Métro en rocade autour de Paris
L’accord prévoit un investissement de 32,4 milliards d’euros d’ici à 2025. Il porte sur la modernisation des RER existants (11,9 milliards) et sur la réalisation d’un métro automatique en rocade autour de Paris (20,5 milliards, hors matériel roulant). Ce "Grand Paris Express" fusionne le projet de double boucle du gouvernement et d’Arc Express de la région. Il intègre également deux boucles à l’est - via Clichy-Montfermeil et via Bobigny -, conformément aux attentes de la Seine-Saint-Denis et du Val-de-Marne.

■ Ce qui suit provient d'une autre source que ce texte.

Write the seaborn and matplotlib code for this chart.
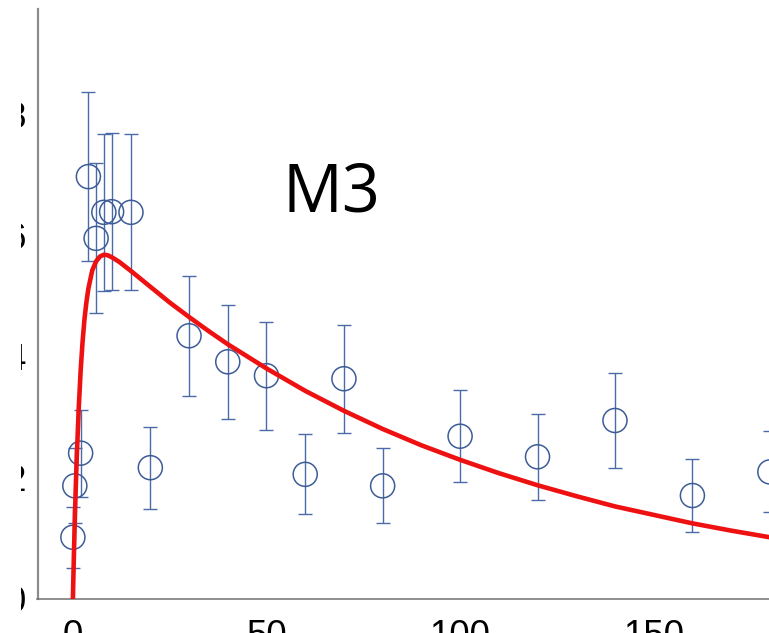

Axe structurant du projet, la ligne 14 du métro sera prolongée au sud jusqu’à Orly et au nord jusqu’à Saint-Denis-Pleyel, d’où une autre ligne desservira Roissy.
"Dans ce vaste projet, il y a du plus et du mieux", se réjouit Nathalie Kosciusko-Morizet, qui promet un milliard d’euros d’ici 2013 pour s’attaquer "tout de suite […] à la galère et la saturation dans les RER". Pour Jean-Paul Huchon, "ce moment a quelque chose d’historique parce que nous nous engageons pour vingt ans sur des montants d’investissement jamais atteints pour des transports collectifs. C’est un vrai tournant économique, social et écologique pour l’Ile-de-France." Il estime que la négociation a débouché sur une "desserte plus fine des territoires", avec sept gares de plus que ce que prévoyait la Société du Grand Paris.
Trouver une "traduction législative"
Mais ses alliés écologistes, Cécile Duflot et Jean-Vincent Placé, ne partagent pas cet enthousiasme. Ils dénoncent une "opération de communication du gouvernement", de la "poudre aux yeux". Craignant un nombre de gares insuffisant, ils estiment que le financement "n’est pas assuré": "Impossible de cautionner cet accord qui ressemble à s’y méprendre aux emprunts russes", accuse Placé.
Autre point d’achoppement, acté par les deux parties: le passage du "Grand Paris Express" sur le plateau de Saclay. "A chaque jour suffit sa peine", sourit Leroy, qui doit encore faire accepter cette exigence, "non-négociable", dit-on, du Président de la République. "Attendons les conclusions de la commission du débat public", avance Huchon, qui préférerait un bus ou un tramway, à l’instar des Verts.
Reste aussi à trouver une "traduction législative" à cet accord: pour le Schéma directeur de la région (SDRIF), bloqué depuis des années; ou pour les modalités de financement (TIPP Grenelle, versement transport, autres ressources fiscales…). Par ailleurs, le Syndicat des transports d’Ile-de-France (STIF), présidé par Huchon, doit être "associé aux choix techniques du nouveau métro, y compris les appels d’offres, précise-t-il. Il devra aussi assurer la maîtrise d’ouvrage d’une partie des projets, à commencer par le prolongement de la ligne 14 dès cette année." Enfin, d’autres protagonistes se frottent les mains: les architectes du Grand Paris, qui ont le sentiment d’avoir fait avancer le dossier. "Ça y est, c’est parti, s’exclame Roland Castro. Le Grand Paris peut démarrer!"